Afrikaans needs allies and friends
South Africans who are not Afrikaans-speaking but regard the Afrikaans language as a national asset to be treasured, watch with sympathetic interest but sometimes with head-shakings the efforts of some who try to promote Afrikaans.
Some of them mean well, but actually damage the prospects of Afrikaans. They would be well advised to think again. One stayed silent during the recent flurry of comment about the new outreach approach of the ATKV. Too many people regarded that negatively, instead of welcoming it as a positive step in the fight to have Afrikaans retain its rightful position as one of our eleven official languages.

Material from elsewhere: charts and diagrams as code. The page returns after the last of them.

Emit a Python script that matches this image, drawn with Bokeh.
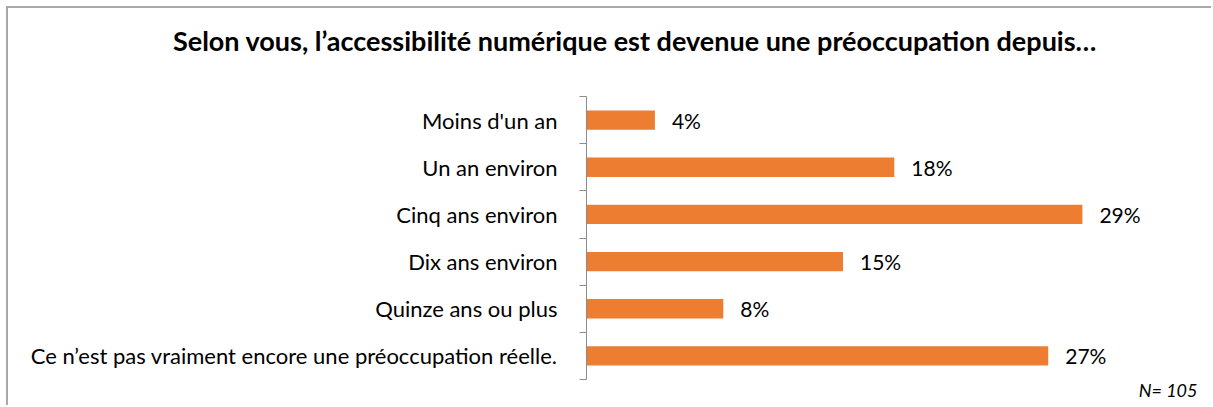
from bokeh.plotting import figure
from bokeh.models import Range1d, FixedTicker, ColumnDataSource
from bokeh.core.properties import value
from bokeh.embed import file_html
from bokeh.resources import INLINE

# ---- data ----
categories = [
    "Moins d'un an",
    "Un an environ",
    "Cinq ans environ",
    "Dix ans environ",
    "Quinze ans ou plus",
    "Ce n’est pas vraiment encore une préoccupation réelle.",
]
percentages = [4, 18, 29, 15, 8, 27]
value_labels = [f"{v}%" for v in percentages]
title_text = "Selon vous, l’accessibilité numérique est devenue une préoccupation depuis…"
sample_note = "N= 105"

# ---- layout constants (canvas pixels) ----
W, H = 1205, 399
AXIS_CX = 578           # canvas x of the category axis (value 0)
PX_PER_PCT = 17.1
PX_PER_CAT = 47.17
AXIS_TOP_CY = 88        # canvas y of top category boundary
n = len(categories)

x_start = -AXIS_CX / PX_PER_PCT
x_end = (W - AXIS_CX) / PX_PER_PCT
y_top = n + AXIS_TOP_CY / PX_PER_CAT
y_bot = y_top - H / PX_PER_CAT


def dx(cx):
    return (cx - AXIS_CX) / PX_PER_PCT


def dy(cy):
    return y_top - cy / PX_PER_CAT


centers = [n - 0.5 - i for i in range(n)]
src = ColumnDataSource(dict(cat=categories, pct=percentages, lab=value_labels, y=centers))

p = figure(
    width=W, height=H,
    x_range=Range1d(x_start, x_end), y_range=Range1d(y_bot, y_top),
    x_axis_location=None, y_axis_location="left",
    min_border_left=0, min_border_right=0, min_border_top=0, min_border_bottom=0,
    outline_line_color=None, background_fill_color="white", border_fill_color="white",
    output_backend="svg", toolbar_location=None,
)
p.styles = {"margin-left": "6px", "margin-top": "6px",
            "border-left": "2px solid #A9A9A9", "border-top": "2px solid #A9A9A9"}
p.xgrid.visible = False
p.ygrid.visible = False

p.hbar(y="y", left=0, right="pct", height=0.41, source=src,
       fill_color="#ED7D31", line_color=None)

p.text(x="pct", y="y", text="lab", source=src, x_offset=17,
       text_font=value("Lato"), text_font_size=value("21px"), text_color="#000000",
       text_align="left", text_baseline="middle")

ax = p.yaxis[0]
ax.fixed_location = 0
ax.ticker = FixedTicker(ticks=centers, minor_ticks=list(range(0, n + 1)))
ax.bounds = (0, n)
ax.major_label_overrides = {c: cat for c, cat in zip(centers, categories)}
ax.major_tick_line_color = None
ax.major_tick_out = 0
ax.major_tick_in = 0
ax.minor_tick_out = 7
ax.minor_tick_in = 0
ax.minor_tick_line_color = "#8C8C8C"
ax.axis_line_color = "#8C8C8C"
ax.major_label_standoff = 22
ax.major_label_text_font = "Lato"
ax.major_label_text_font_size = "22px"
ax.major_label_text_color = "#000000"

p.text(x=[dx(626.5)], y=[dy(32)], text=[title_text],
       text_font=value("Lato"), text_font_style="bold", text_font_size=value("27px"),
       text_color="#000000", text_align="center", text_baseline="middle")
p.text(x=[dx(1189)], y=[dy(381)], text=[sample_note],
       text_font=value("Lato"), text_font_style="italic", text_font_size=value("18px"),
       text_color="#000000", text_align="right", text_baseline="middle")

open("out.html", "w").write(file_html(p, INLINE))
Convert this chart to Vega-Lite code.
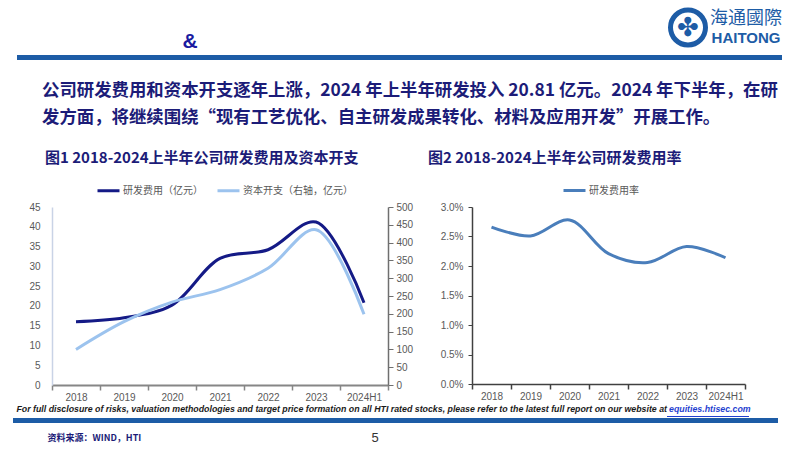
{
  "$schema": "https://vega.github.io/schema/vega-lite/v6.json",
  "padding": 0,
  "background": "white",
  "spacing": 0,
  "resolve": {"scale": {"x": "independent", "y": "independent", "color": "independent"}, "legend": {"color": "independent"}},
  "config": {
    "view": {"stroke": null},
    "concat": {"spacing": 0},
    "font": "Noto Sans CJK SC"
  },
  "datasets": {
    "one": [{"k": 1}],
    "amp": [{"t": "&"}],
    "logo1": [{"t": "海通國際"}],
    "logo2": [{"t": "HAITONG"}],
    "src": [{"t": "资料来源：WIND，HTI"}],
    "page": [{"t": "5"}],
    "rd": [
      {"year": "2018", "series": "研发费用（亿元）", "value": 16.0},
      {"year": "2019", "series": "研发费用（亿元）", "value": 17.0},
      {"year": "2020", "series": "研发费用（亿元）", "value": 20.2},
      {"year": "2021", "series": "研发费用（亿元）", "value": 32.0},
      {"year": "2022", "series": "研发费用（亿元）", "value": 34.2},
      {"year": "2023", "series": "研发费用（亿元）", "value": 41.2},
      {"year": "2024H1", "series": "研发费用（亿元）", "value": 20.81},
      {"year": "2018", "series": "资本开支（右轴，亿元）", "value": 100},
      {"year": "2019", "series": "资本开支（右轴，亿元）", "value": 178},
      {"year": "2020", "series": "资本开支（右轴，亿元）", "value": 233},
      {"year": "2021", "series": "资本开支（右轴，亿元）", "value": 268},
      {"year": "2022", "series": "资本开支（右轴，亿元）", "value": 328},
      {"year": "2023", "series": "资本开支（右轴，亿元）", "value": 436},
      {"year": "2024H1", "series": "资本开支（右轴，亿元）", "value": 199}
    ],
    "rate": [
      {"yr": "2018", "s": "研发费用率", "r": 0.0266},
      {"yr": "2019", "s": "研发费用率", "r": 0.0251},
      {"yr": "2020", "s": "研发费用率", "r": 0.0278},
      {"yr": "2021", "s": "研发费用率", "r": 0.0221},
      {"yr": "2022", "s": "研发费用率", "r": 0.0206},
      {"yr": "2023", "s": "研发费用率", "r": 0.0233},
      {"yr": "2024H1", "s": "研发费用率", "r": 0.0214}
    ]
  },
  "vconcat": [
    {
      "bounds": "flush",
      "hconcat": [
        {
          "width": 380, "height": 55,
          "data": {"name": "amp"},
          "layer": [
            {"mark": {"type": "rect", "opacity": 0}, "encoding": {}},
            {"mark": {"type": "text", "fontSize": 21, "fontWeight": "bold", "color": "#1a1aa0", "font": "Liberation Sans", "dy": 14}, "encoding": {"text": {"field": "t"}}}
          ]
        },
        {"width": 286, "height": 55, "data": {"name": "one"}, "mark": {"type": "rect", "opacity": 0}, "encoding": {}},
        {
          "width": 44, "height": 55,
          "data": {"name": "one"},
          "layer": [
            {"mark": {"type": "point", "shape": "circle", "size": 1225, "filled": false, "stroke": "#1d5ca6", "strokeWidth": 5, "opacity": 1}, "encoding": {}},
            {"mark": {"type": "text", "text": "✤", "fontSize": 26, "color": "#1d5ca6", "font": "DejaVu Sans"}, "encoding": {}}
          ]
        },
        {
          "width": 72, "height": 55,
          "layer": [
            {"data": {"name": "logo1"}, "mark": {"type": "text", "fontSize": 18, "color": "#1d5ca6", "dy": -9}, "encoding": {"text": {"field": "t"}}},
            {"data": {"name": "logo2"}, "mark": {"type": "text", "fontSize": 15, "fontWeight": "bold", "font": "Liberation Sans", "color": "#1d5ca6", "dy": 10}, "encoding": {"text": {"field": "t"}}}
          ]
        }
      ]
    },
    {
      "bounds": "flush",
      "hconcat": [
        {"width": 17, "height": 96, "data": {"name": "one"}, "mark": {"type": "rect", "opacity": 0}, "encoding": {}},
        {
          "width": 765, "height": 5,
          "data": {"name": "one"},
          "mark": {"type": "rect", "color": "#1d5ca6"},
          "encoding": {},
          "title": {
            "text": ["公司研发费用和资本开支逐年上涨，2024 年上半年研发投入 20.81 亿元。2024 年下半年，在研", "发方面，将继续围绕“现有工艺优化、自主研发成果转化、材料及应用开发”开展工作。"],
            "orient": "bottom", "anchor": "start", "frame": "group", "dx": 25, "offset": 21.5,
            "fontSize": 17.4, "fontWeight": "bold", "color": "#1c1c78", "lineHeight": 27, "font": "Noto Sans CJK SC"
          }
        }
      ]
    },
    {
      "bounds": "flush",
      "resolve": {"scale": {"x": "independent", "y": "independent", "color": "independent"}, "legend": {"color": "independent"}},
      "hconcat": [
        {"width": 52, "height": 198, "data": {"name": "one"}, "mark": {"type": "rect", "opacity": 0}, "encoding": {}},
        {
          "width": 336, "height": 178,
          "data": {"name": "rd"},
          "title": {"text": "图1 2018-2024上半年公司研发费用及资本开支", "anchor": "start", "frame": "group", "dx": -7, "offset": 12, "fontSize": 15, "fontWeight": "bold", "color": "#1c1c78", "font": "Noto Sans CJK SC"},
          "encoding": {
            "x": {
              "field": "year", "type": "ordinal", "sort": null, "bandPosition": 0.5,
              "scale": {"type": "band", "paddingInner": 0, "paddingOuter": 0},
              "axis": {"title": null, "labelAngle": 0, "domainColor": "#868686", "domainWidth": 2, "tickColor": "#868686", "tickWidth": 1.5, "tickSize": 5, "tickBand": "extent", "labelColor": "#595959", "labelFontSize": 10, "labelFont": "Liberation Sans", "labelPadding": 2}
            }
          },
          "layer": [
            {
              "transform": [{"filter": "datum.series === '研发费用（亿元）'"}],
              "mark": {"type": "line", "interpolate": "catmull-rom", "strokeWidth": 3},
              "encoding": {
                "y": {"field": "value", "type": "quantitative", "scale": {"domain": [0, 45]},
                  "axis": {"title": null, "orient": "left", "values": [0, 5, 10, 15, 20, 25, 30, 35, 40, 45], "grid": false, "ticks": false, "domainColor": "#c9d3e6", "domainWidth": 1.5, "labelColor": "#595959", "labelFontSize": 10, "labelFont": "Liberation Sans", "labelPadding": 12}},
                "color": {"field": "series", "type": "nominal",
                  "scale": {"domain": ["研发费用（亿元）", "资本开支（右轴，亿元）"], "range": ["#141a86", "#9cc3ee"]},
                  "legend": {"title": null, "orient": "none", "legendX": 44, "legendY": -29, "direction": "horizontal", "symbolType": "stroke", "symbolStrokeWidth": 3, "symbolSize": 484, "labelFontSize": 10, "labelColor": "#595959", "labelFont": "Noto Sans CJK SC", "columnPadding": 8, "labelOffset": 2}}
              }
            },
            {
              "transform": [{"filter": "datum.series === '资本开支（右轴，亿元）'"}],
              "mark": {"type": "line", "interpolate": "catmull-rom", "strokeWidth": 3},
              "encoding": {
                "y": {"field": "value", "type": "quantitative", "scale": {"domain": [0, 500]},
                  "axis": {"title": null, "orient": "right", "values": [0, 50, 100, 150, 200, 250, 300, 350, 400, 450, 500], "grid": false, "domainColor": "#6f6f6f", "domainWidth": 1.5, "tickColor": "#6f6f6f", "tickSize": 5, "labelColor": "#595959", "labelFontSize": 10, "labelFont": "Liberation Sans", "labelPadding": 3}},
                "color": {"field": "series", "type": "nominal"}
              }
            }
          ],
          "resolve": {"scale": {"y": "independent"}, "axis": {"y": "independent"}}
        },
        {"width": 84, "height": 178, "data": {"name": "one"}, "mark": {"type": "rect", "opacity": 0}, "encoding": {}},
        {
          "width": 273, "height": 177,
          "data": {"name": "rate"},
          "title": {"text": "图2 2018-2024上半年公司研发费用率", "anchor": "start", "frame": "group", "dx": -44, "offset": 12, "fontSize": 15, "fontWeight": "bold", "color": "#1c1c78", "font": "Noto Sans CJK SC"},
          "mark": {"type": "line", "interpolate": "catmull-rom", "strokeWidth": 3},
          "encoding": {
            "x": {
              "field": "yr", "type": "ordinal", "sort": null, "bandPosition": 0.5,
              "scale": {"type": "band", "paddingInner": 0, "paddingOuter": 0},
              "axis": {"title": null, "labelAngle": 0, "domainColor": "#404040", "domainWidth": 1.5, "tickColor": "#404040", "tickWidth": 1.5, "tickSize": 5, "tickBand": "extent", "labelColor": "#595959", "labelFontSize": 10, "labelFont": "Liberation Sans", "labelPadding": 2}
            },
            "y": {"field": "r", "type": "quantitative", "scale": {"domain": [0, 0.03]},
              "axis": {"title": null, "format": ".1%", "values": [0, 0.005, 0.01, 0.015, 0.02, 0.025, 0.03], "grid": false, "domainColor": "#404040", "domainWidth": 1.5, "tickColor": "#404040", "tickSize": 4, "labelColor": "#595959", "labelFontSize": 10, "labelFont": "Liberation Sans", "labelPadding": 5}},
            "color": {"field": "s", "type": "nominal",
              "scale": {"domain": ["研发费用率"], "range": ["#4a7ebb"]},
              "legend": {"title": null, "orient": "none", "legendX": 90, "legendY": -29, "direction": "horizontal", "symbolType": "stroke", "symbolStrokeWidth": 3, "symbolSize": 484, "labelFontSize": 10, "labelColor": "#595959", "labelFont": "Noto Sans CJK SC", "labelOffset": 2}}
          }
        }
      ]
    },
    {
      "bounds": "flush",
      "hconcat": [
        {"width": 22, "height": 2, "data": {"name": "one"}, "mark": {"type": "rect", "opacity": 0}, "encoding": {}},
        {
          "width": 645, "height": 1,
          "data": {"name": "one"},
          "mark": {"type": "rect", "opacity": 0},
          "encoding": {},
          "title": {"text": "For full disclosure of risks, valuation methodologies and target price formation on all HTI rated stocks, please refer to the latest full report on our website at", "orient": "top", "anchor": "end", "frame": "group", "offset": 2, "fontSize": 8.8, "fontStyle": "italic", "fontWeight": "bold", "font": "Liberation Sans", "color": "#1a1a1a"}
        },
        {
          "width": 82, "height": 1,
          "data": {"name": "one"},
          "mark": {"type": "rect", "color": "#1f3fd0"},
          "encoding": {},
          "title": {"text": "equities.htisec.com", "orient": "top", "anchor": "start", "frame": "group", "offset": 2, "dx": 2, "fontSize": 8.8, "fontStyle": "italic", "fontWeight": "bold", "font": "Liberation Sans", "color": "#1f3fd0"}
        }
      ]
    },
    {
      "bounds": "flush",
      "hconcat": [
        {"width": 13, "height": 5, "data": {"name": "one"}, "mark": {"type": "rect", "opacity": 0}, "encoding": {}},
        {"width": 765, "height": 5, "data": {"name": "one"}, "mark": {"type": "rect", "color": "#1d5ca6"}, "encoding": {}}
      ]
    },
    {
      "bounds": "flush",
      "hconcat": [
        {"width": 47, "height": 29, "data": {"name": "one"}, "mark": {"type": "rect", "opacity": 0}, "encoding": {}},
        {"width": 1, "height": 29, "data": {"name": "src"}, "mark": {"type": "text", "align": "left", "fontSize": 9, "fontWeight": "bold", "color": "#1c1c78", "font": "Noto Sans CJK SC"}, "encoding": {"text": {"field": "t"}}},
        {"width": 317, "height": 29, "data": {"name": "one"}, "mark": {"type": "rect", "opacity": 0}, "encoding": {}},
        {"width": 20, "height": 29, "data": {"name": "page"}, "mark": {"type": "text", "fontSize": 13, "color": "#333333", "font": "Liberation Sans"}, "encoding": {"text": {"field": "t"}}}
      ]
    }
  ]
}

Attacking friends is not clever and I was appalled recently to read the attack on the Democratic Alliance (DA) by Professor Hermann Giliomee. I do not represent the DA but I am a strong DA supporter. The learned professor attacked the Western Cape Government for not doing what it should about the Stellenbosch University (US) language controversy, blaming it for the state in which Afrikaans finds itself. The real culprit, according to him, is the DA. He remains silent about the ANC which at best is cool towards Afrikaans and Afrikaans-speakers (of whatever race), and at worst, positively hostile.
Referring to developments about language medium at US, he wrote: “Yet the DA, which is safely in control of the Western Cape, has remained silent. It has not availed itself of the opportunity to appeal to the Constitution which makes education a matter in which the central and the provincial government enjoy concurrent powers.”
Dumbfounded by his statement, I realised eventually that an academic of Professor Giliomee’s stature had failed to read the Constitution of South Africa or, at the least, misunderstood what he read.